また、個人ロッカーや共有キャビネット、集中したい人のための個室ブース、Web会議用のスペースなども用意すると、従業員の満足度が向上します。
経営層が率先してフリーアドレスを実践する
従業員にフリーアドレスを促すだけでなく、社長や役員といった経営層自らが率先して毎日違う席に座り、従業員と積極的にコミュニケーションをとる姿勢を見せることが重要です。
経営層の本気度が伝わることで、従業員の意識改革も進み、制度が形骸化するのを防ぐことができます。
フリーアドレス導入で失敗しないための注意点

成功のポイントと合わせて、陥りがちな失敗を防ぐための注意点も理解しておきましょう。
導入そのものが目的化しないようにする
フリーアドレスは、あくまで生産性向上やコミュニケーション活性化といった目的を達成するための「手段」です。導入すること自体が目的になってしまうと、ただ不便な制度変更で終わってしまいかねません。
常に「何のために導入するのか」という原点に立ち返ることが大切です。
孤独を感じる従業員への配慮を怠らない
フリーアドレス環境では、周囲とのコミュニケーションが苦手な従業員が孤独を感じやすいという側面があります。
チャットツールでの雑談チャンネルの設置や、定期的なチームミーティング、1on1ミーティングの実施などを通じて、孤立する従業員が出ないように配慮し、精神的なケアを行う仕組み作りも重要です。
定期的な効果測定と改善を行う
フリーアドレスは導入して終わりではありません。導入後に従業員アンケートや座席利用率のデータ分析などを行い、「コミュニケーションは活性化したか」「生産性は向上したか」といった効果を定期的に測定しましょう。
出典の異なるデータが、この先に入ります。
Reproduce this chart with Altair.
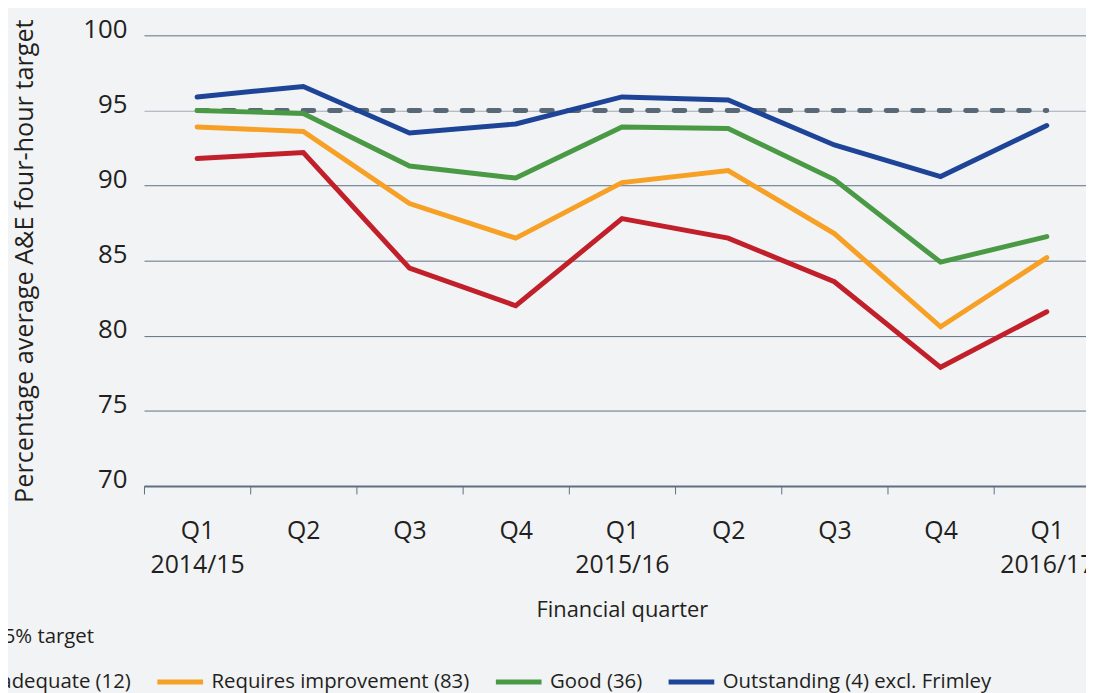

その結果をもとに、運用ルールの見直しやオフィスレイアウトの改善を継続的に行っていくことが、成功を持続させる秘訣です。
まとめ
以上、オフィス移転・改装を手がける株式会社オリバーの視点から、
- フリーアドレスとは?働き方の新しいスタンダード
- フリーアドレス導入がもたらす4つのメリット
- 知っておくべきフリーアドレスのデメリット
- フリーアドレス導入を成功させる5つのポイント
- フリーアドレス導入で失敗しないための注意点
について、解説しました。
フリーアドレスは、正しく導入・運用すれば、コスト削減やコミュニケーション活性化など、企業に多くのメリットをもたらす有効な施策です。重要なのは、導入目的を明確にし、従業員の声を反映しながら、自社に合った形で制度を設計・改善していくことです。
本記事で紹介したメリット・デメリットや成功のポイントを参考に、ぜひ自社のオフィス改革を検討してみてください。